When he looked up at His Highness' face, he seemed like he was in a daze. Only when his trembling hands reached out and carefully pulled his dirtied white pant leg up, pushing his robe up as he did so, did his eyes suddenly open wide, though they didn't even seem to register what was going on around him. He jerked his leg away, but San Lang grabbed his ankle and forced it flat down while the soldiers grabbed his shoulders.
"Don't–!"
He ignored the request as he stared down at this leg. It needed to be handled. He wasn't sure if a god would be able to heal from something like this without getting crippled. It had to be set at least, so it could heal properly.
He handled the leg as gently as he could, looking it over and touching where it was starting to swell. From what he could tell, the break was clean. This wasn't an injury he dealt with too often, but there were times where patients fought, or accidents happened due to how weak their bodies became with the Face Disease. He could handle this much. And he still had his kit on him. He dug through it for bandages, dropped those bandages on the ground, and pointed at one of the two soldiers.

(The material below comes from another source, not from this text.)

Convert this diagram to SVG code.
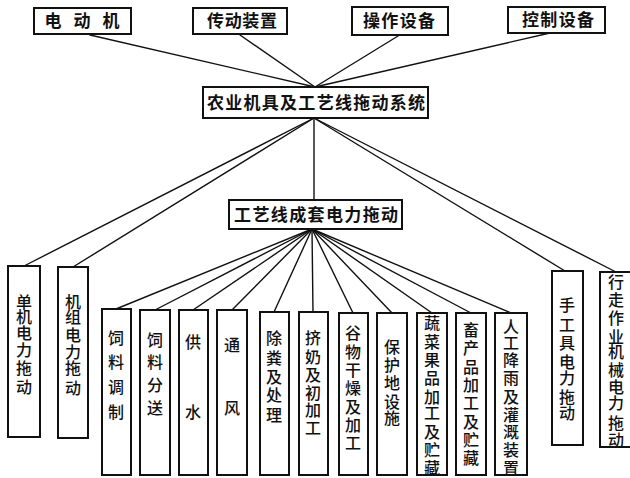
<svg xmlns="http://www.w3.org/2000/svg" width="630" height="478" viewBox="0 0 630 478">
<style>
.box{fill:#fff;stroke:#111;stroke-width:2}
.ln{stroke:#111;stroke-width:1.4;fill:none;stroke-linecap:round}
.t{font-family:"Noto Sans CJK SC","Noto Sans CJK TC",sans-serif;fill:#111;text-anchor:middle}
.h{font-size:17px;font-weight:700}
.m{font-size:17px;font-weight:600}
.v{font-size:16px;font-weight:500}
</style>
<rect width="630" height="478" fill="#fff"/>
<g id="connectors">
<line class="ln" x1="90" y1="35" x2="315" y2="87"/>
<line class="ln" x1="240" y1="35" x2="315" y2="87"/>
<line class="ln" x1="398" y1="36" x2="315" y2="87"/>
<line class="ln" x1="550" y1="33" x2="315" y2="87"/>
<line class="ln" x1="314" y1="118" x2="24" y2="266"/>
<line class="ln" x1="314" y1="118" x2="73" y2="267"/>
<line class="ln" x1="314" y1="118" x2="314" y2="200"/>
<line class="ln" x1="314" y1="118" x2="565" y2="271"/>
<line class="ln" x1="314" y1="118" x2="616" y2="272"/>
<line class="ln" x1="312" y1="229" x2="116" y2="309"/>
<line class="ln" x1="312" y1="229" x2="155" y2="310"/>
<line class="ln" x1="312" y1="229" x2="193" y2="310"/>
<line class="ln" x1="312" y1="229" x2="232" y2="310"/>
<line class="ln" x1="312" y1="229" x2="274" y2="312"/>
<line class="ln" x1="312" y1="229" x2="313" y2="312"/>
<line class="ln" x1="312" y1="229" x2="353" y2="313"/>
<line class="ln" x1="312" y1="229" x2="392" y2="313"/>
<line class="ln" x1="312" y1="229" x2="432" y2="313"/>
<line class="ln" x1="312" y1="229" x2="471" y2="313"/>
<line class="ln" x1="312" y1="229" x2="511" y2="313"/>
</g>
<g id="n-motor"><rect class="box" x="34" y="8" width="97" height="26"/><text class="t h" x="53 82 111" y="27">电动机</text></g>
<g id="n-transmission"><rect class="box" x="193" y="8" width="94" height="26"/><text class="t h" x="242" y="27" textLength="70" lengthAdjust="spacing">传动装置</text></g>
<g id="n-operation"><rect class="box" x="352" y="7" width="96" height="28"/><text class="t h" x="399" y="27" textLength="72" lengthAdjust="spacing">操作设备</text></g>
<g id="n-control"><rect class="box" x="508" y="7" width="97" height="26"/><text class="t h" x="558" y="26" textLength="72" lengthAdjust="spacing">控制设备</text></g>
<g id="n-system"><rect class="box" x="203" y="87" width="225" height="31"/><text class="t m" x="316" y="109" textLength="218" lengthAdjust="spacing">农业机具及工艺线拖动系统</text></g>
<g id="n-line"><rect class="box" x="229" y="200" width="173" height="29"/><text class="t m" x="316" y="221" textLength="164" lengthAdjust="spacing">工艺线成套电力拖动</text></g>
<g id="n-single"><rect class="box" x="8" y="266" width="32" height="171"/><text class="t v" x="24 24 24 24 24 24" y="308 323 339 356 374 393">单机电力拖动</text></g>
<g id="n-unit"><rect class="box" x="58" y="267" width="30" height="171"/><text class="t v" x="73 73 73 73 73 73" y="308 323 341 358 374 394">机组电力拖动</text></g>
<g id="n-feedprep"><rect class="box" x="102" y="309" width="29" height="166"/><text class="t v" x="116 116 116 116" y="344 368 393 418">饲料调制</text></g>
<g id="n-feeddist"><rect class="box" x="140" y="310" width="30" height="165"/><text class="t v" x="155 155 155 155" y="346 368 391 414">饲料分送</text></g>
<g id="n-water"><rect class="box" x="179" y="310" width="29" height="165"/><text class="t v" x="193 193" y="348 418">供水</text></g>
<g id="n-vent"><rect class="box" x="217" y="310" width="30" height="165"/><text class="t v" x="232 232" y="351 414">通风</text></g>
<g id="n-manure"><rect class="box" x="260" y="312" width="29" height="163"/><text class="t v" x="274 274 274 274 274" y="344 364 383 401 421">除粪及处理</text></g>
<g id="n-milk"><rect class="box" x="299" y="312" width="29" height="163"/><text class="t v" x="313 313 313 313 313 313" y="344 363 381 399 416 434">挤奶及初加工</text></g>
<g id="n-grain"><rect class="box" x="339" y="313" width="29" height="162"/><text class="t v" x="353 353 353 353 353 353 353" y="339 358 376 394 413 431 449">谷物干燥及加工</text></g>
<g id="n-protected"><rect class="box" x="377" y="313" width="30" height="162"/><text class="t v" x="392 392 392 392 392" y="353 371 389 408 424">保护地设施</text></g>
<g id="n-vegetable"><rect class="box" x="417" y="313" width="30" height="162"/><text class="t v" x="432 432 432 432 432 432 432 432 432" y="329 348 366 384 403 419 438 456 474">蔬菜果品加工及贮藏</text></g>
<g id="n-livestock"><rect class="box" x="456" y="313" width="30" height="162"/><text class="t v" x="471 471 471 471 471 471 471 471" y="336 354 373 391 409 428 446 464">畜产品加工及贮藏</text></g>
<g id="n-irrigation"><rect class="box" x="495" y="313" width="32" height="162"/><text class="t v" x="511 511 511 511 511 511 511 511 511" y="333 349 366 384 403 421 438 456 474">人工降雨及灌溉装置</text></g>
<g id="n-handtool"><rect class="box" x="552" y="271" width="31" height="174"/><text class="t v" x="567 567 567 567 567 567 567" y="311 331 349 368 384 403 419">手工具电力拖动</text></g>
<g id="n-mobile"><rect class="box" x="600" y="272" width="31" height="175"/><text class="t v" x="616 616 616 616 616 616 616 616 616 616" y="288 306 324 343 358 376 393 409 429 446">行走作业机械电力拖动</text></g>
</svg>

"Give me– Give me your scabbard for your sword. Not the sword. The scabbard. And then hold his leg down. Put your hands on his thighs and don't let him move it."
The scabbard was dropped right next to the bandages, and he grabbed tight hold of His Highness' ankle, ignoring his all too mortal kicking.

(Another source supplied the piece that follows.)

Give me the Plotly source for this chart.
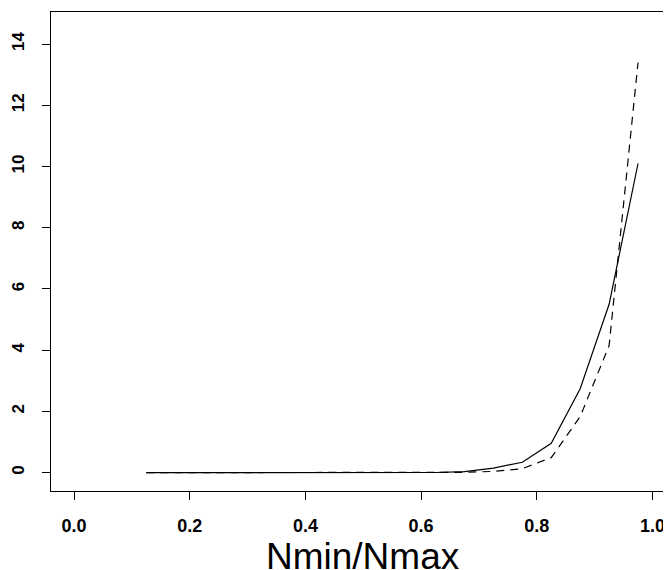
import plotly.graph_objects as go

# Data
ratio = [0.125, 0.175, 0.225, 0.275, 0.325, 0.375, 0.425, 0.475, 0.525,
         0.575, 0.625, 0.675, 0.725, 0.775, 0.825, 0.875, 0.925, 0.975]
solid_vals = [0, 0, 0, 0, 0, 0, 0, 0, 0,
              0, 0.005, 0.03, 0.15, 0.34, 0.96, 2.74, 5.5, 10.1]
dashed_vals = [0, 0, 0, 0, 0, 0, 0, 0, 0,
               0, 0, 0.01, 0.04, 0.13, 0.49, 1.83, 4.15, 13.4]
x_ticks = [0.0, 0.2, 0.4, 0.6, 0.8, 1.0]
x_ticklabels = ["0.0", "0.2", "0.4", "0.6", "0.8", "1.0"]
y_ticks = [0, 2, 4, 6, 8, 10, 12, 14]
y_ticklabels = ["0", "2", "4", "6", "8", "10", "12", "14"]
x_title = "Nmin/Nmax"

fig = go.Figure()
fig.add_trace(go.Scatter(x=ratio, y=solid_vals, mode="lines",
                         line=dict(color="black", width=1.2), showlegend=False))
fig.add_trace(go.Scatter(x=ratio, y=dashed_vals, mode="lines",
                         line=dict(color="black", width=1.2, dash="8px,6px"),
                         showlegend=False))

fig.update_xaxes(range=[-0.0398, 1.032], tickvals=x_ticks, ticktext=x_ticklabels,
                 showline=True, linecolor="black", linewidth=1, mirror=True,
                 ticks="outside", ticklen=8, tickcolor="black", tickwidth=1,
                 showgrid=False, zeroline=False, automargin=False,
                 tickfont=dict(family="Liberation Sans, Arial, sans-serif", size=18,
                               color="black", weight="bold"),
                 ticklabelstandoff=10)
fig.update_yaxes(range=[-0.6, 15.05], tickvals=y_ticks, ticktext=y_ticklabels,
                 showline=True, linecolor="black", linewidth=1,
                 ticks="outside", ticklen=8, tickcolor="black", tickwidth=1,
                 showgrid=False, zeroline=False, tickangle=-90, automargin=False,
                 tickfont=dict(family="Liberation Sans, Arial, sans-serif", size=17,
                               color="black", weight="bold"),
                 ticklabelstandoff=11)

fig.add_annotation(x=0.5, xref="x", y=-0.136, yref="paper", text=x_title,
                   showarrow=False, yanchor="middle", xanchor="center",
                   font=dict(family="Liberation Sans, Arial, sans-serif", size=37, color="black"))

# page body has an 8px margin, so the figure is sized/offset to compensate
fig.update_layout(width=663, height=562, margin=dict(l=43, r=0, t=4, b=79),
                  plot_bgcolor="white", paper_bgcolor="white")

fig.write_html("out.html")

"Your Highness, I'm sorry. It's going to hurt. It'll be over in a second. It'll be okay, just yell if it hurts."
"It doesn't– Doesn't hurt– I– … I'm fine, I'm fine…"
He was mumbling like he didn't know what was going on. San Lang's lips tightened, but he took in a deep breath and pulled.
That mumbling turned into a pained groan, and not far away, he could hear his attendants yelling for His Highness. He didn't bother to spare a glance for them approaching.
"It's okay, you'll be okay," he mumbled, pulling just hard enough and stopping when the leg straightened out. He pressed around the wound just enough to make sure it felt like the bone was in place, and then took the bandages and scabbard and started on making a temporary splint.
"Alright, Your Highness. It's done. Do you hear?"
He looked up as he wrapped the bandages around his shivering leg, but His Highness only looked dazed again, his face dirtied and streaked with dried tears. Mu Qing and Feng Xin were on either end of His Highness, shooing away those soldiers and hammering him with all sorts of questions and all but ignoring San Lang. The moment he tied the scabbard in place for the splint, His Highness was pulled up into Feng Xin's arms.
All he got was a passing glance from Mu Qing, who only briefly squinted at him, like he wasn't sure if he recognized him or not. But he wasn't wearing bandages, he was covered from head to toe in dust, and his eyes burned so badly he could barely squint through them. What was there to recognize?
He was just left there then. Those two had enough energy to bound away in the same way His Highness was usually able to, and that's what they did.
They had all that strength, and they'd left His Highness alone again, and only came afterward to pick up the pieces.
Just like before, they weren't there when it mattered.